Today was a fun day! I normally do not like to go shopping, for a lot of different reasons. But, today I enjoyed it. Maybe one big reason was I found a lot of things that were on sale and sales always helps my mood, as well as my dear hubby's mood! :) Everything which I bought today was on sale. I went in and conquered! My son, James, would be so proud of me!!! :)
We are getting ready to go South...just about the most southern part of Georgia! I needed a few things that I could wear in the hot and humid weather of the lovely south. It's been awhile since I've shopped and I noticed a few things. People just aren't as happy as they once were. They just seem to be so focused on themselves; they are almost rude to others. That makes me quite sad. Mothers were impatient with their children and that made me sad, too. I am always aware of my surroundings, looking for an opportunity to share Christ...not necessarily in words, but mostly in actions. My eyes seemed to see an unusually large number of hurting people today. I sometimes look out over the crowds and wonder if we look like ants scurrying around to God.
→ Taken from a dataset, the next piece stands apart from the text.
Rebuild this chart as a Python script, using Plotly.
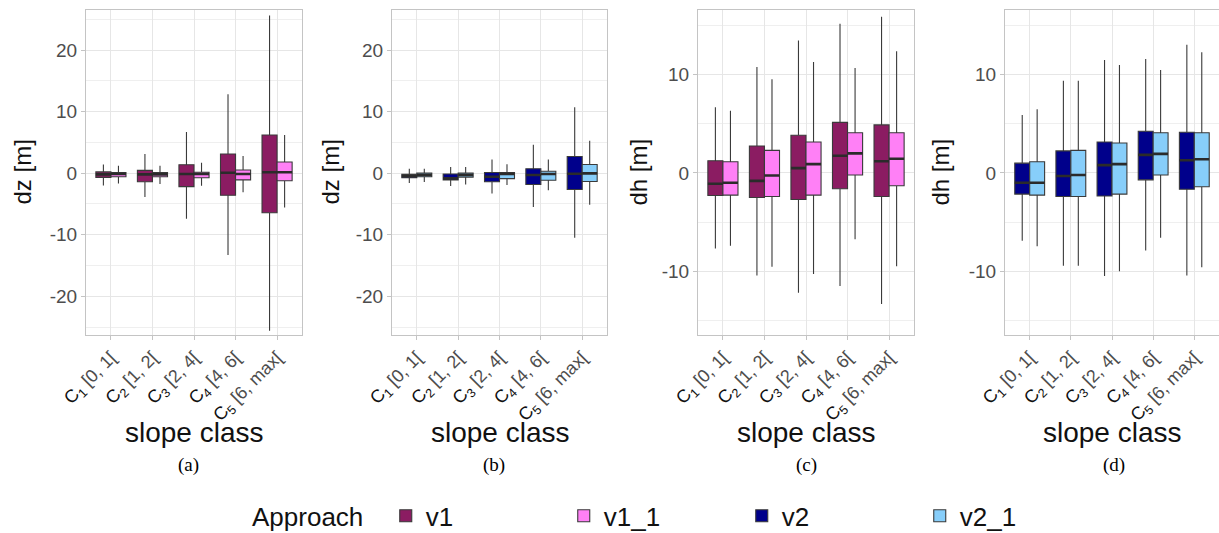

He is so immense and we are so little....All kinds of people going about their 'normal' activities totally oblivious to what the Lord may have in store for them just around the corner.
Tonight, I have a wedding shower to attend for our pastor's daughter. They had six children, with number 5 due to be married at the end of May. That will leave one daughter who is still in college. It should be fun. These types of things always make me reflect back over the years to when I was getting married almost 30 years ago. I look in the mirror and I am always shocked to see a much older woman looking back at me! For years, I felt like I was still 19! But, several years ago I was around quite a few 19 year olds and I realized I was no where like them at all!! They probably would have been aghast at the thought of my even thinking of myself like them! So, I revamped my age because I don't feel like I'm 51 and married all these years. I feel much younger! As for being married, it seems like forever (which is wonderful) yet, not very long at all! Does that make any sense?
Anyway, 18 days till we leave...he is almost through with this part of his flying! We can hardly wait! And, only 11 days till Marsha arrives! Yea!!!